The WASM backend uses the Rust web-codecs bindings. It configures Annex-B mode, prepends cached parameter sets to the first keyframe after every reset, passes optimizeForLatency, and requests hardware acceleration when enabled.

The API is only available in browsers that expose VideoDecoder and EncodedVideoChunk, normally in a secure context. API presence does not prove a particular H.265 profile is available. Once parameter sets have arrived, ask the browser about the exact stream:

# #[cfg(all(target_arch = "wasm32", target_os = "unknown"))]
# async fn supported(config: &openipc_video::CodecConfig) -> Result<bool, openipc_video::VideoError> {
use openipc_video::{DecoderOptions, WebDecoder};

WebDecoder::is_config_supported(config, DecoderOptions::default()).await
# }

WebVideoFrame::video_frame() borrows the browser frame for direct rendering. clone_video_frame() creates a separately owned handle for JavaScript; that owner must close it. Dropping the Rust surface closes its own frame.
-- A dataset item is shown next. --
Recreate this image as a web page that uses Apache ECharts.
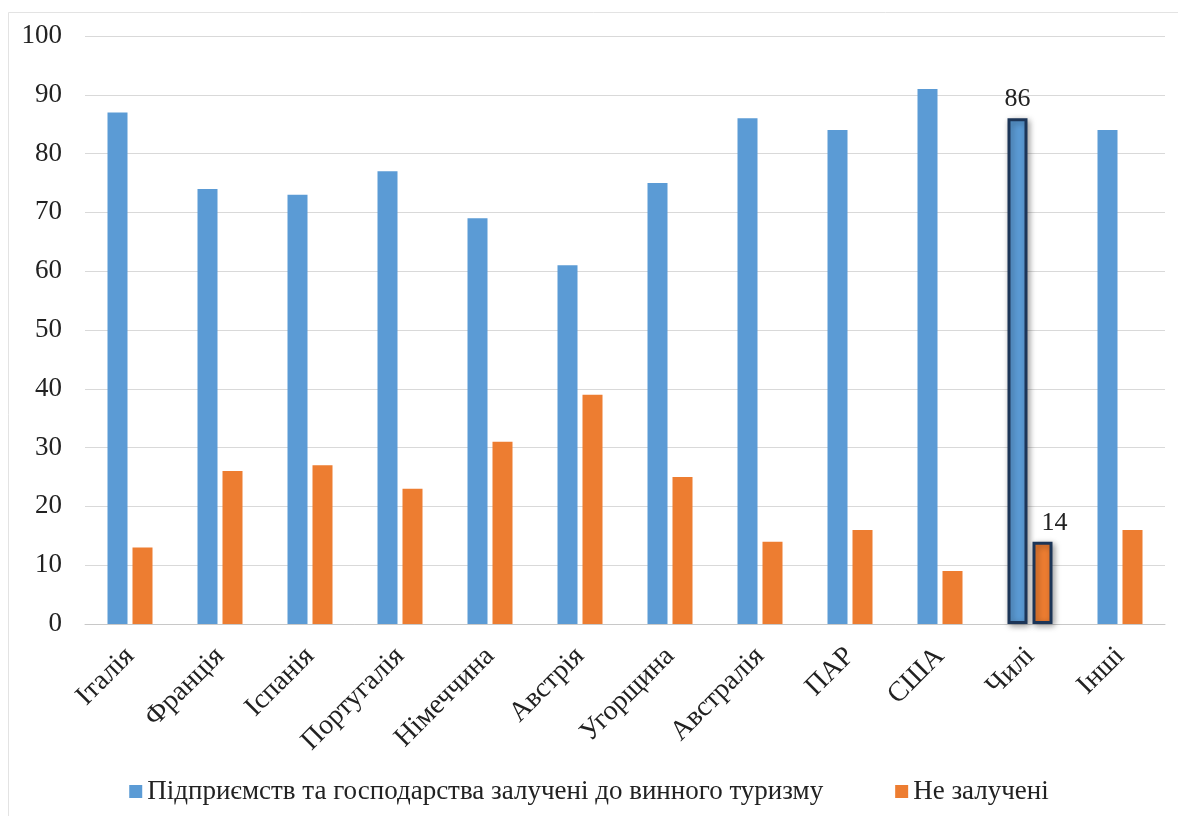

The common synchronous flush() is a low-latency reset that closes and discards queued work. WebDecoder::flush_async().await first awaits accepted chunks and drains their outputs, which is useful before completing a recording.

Build And Validate

Run shared and host tests:

cargo test -p openipc-video --all-targets
cargo clippy -p openipc-video --all-targets --no-deps -- -D warnings

Compile the mobile and browser implementations:

rustup target add aarch64-linux-android wasm32-unknown-unknown
cargo clippy -p openipc-video --target aarch64-linux-android --all-targets --no-deps -- -D warnings
cargo clippy -p openipc-video --target wasm32-unknown-unknown --all-targets --no-deps -- -D warnings

Inspect or decode a complete access unit on desktop:

cargo run -p openipc-video --example inspect_annex_b -- h265 idr.h265
cargo run -p openipc-video --example decode_access_unit -- h265 idr.h265

Cross-target compilation verifies API and ownership constraints. Pixel output, codec selection, and GPU import still require runtime tests on each OS/device and browser.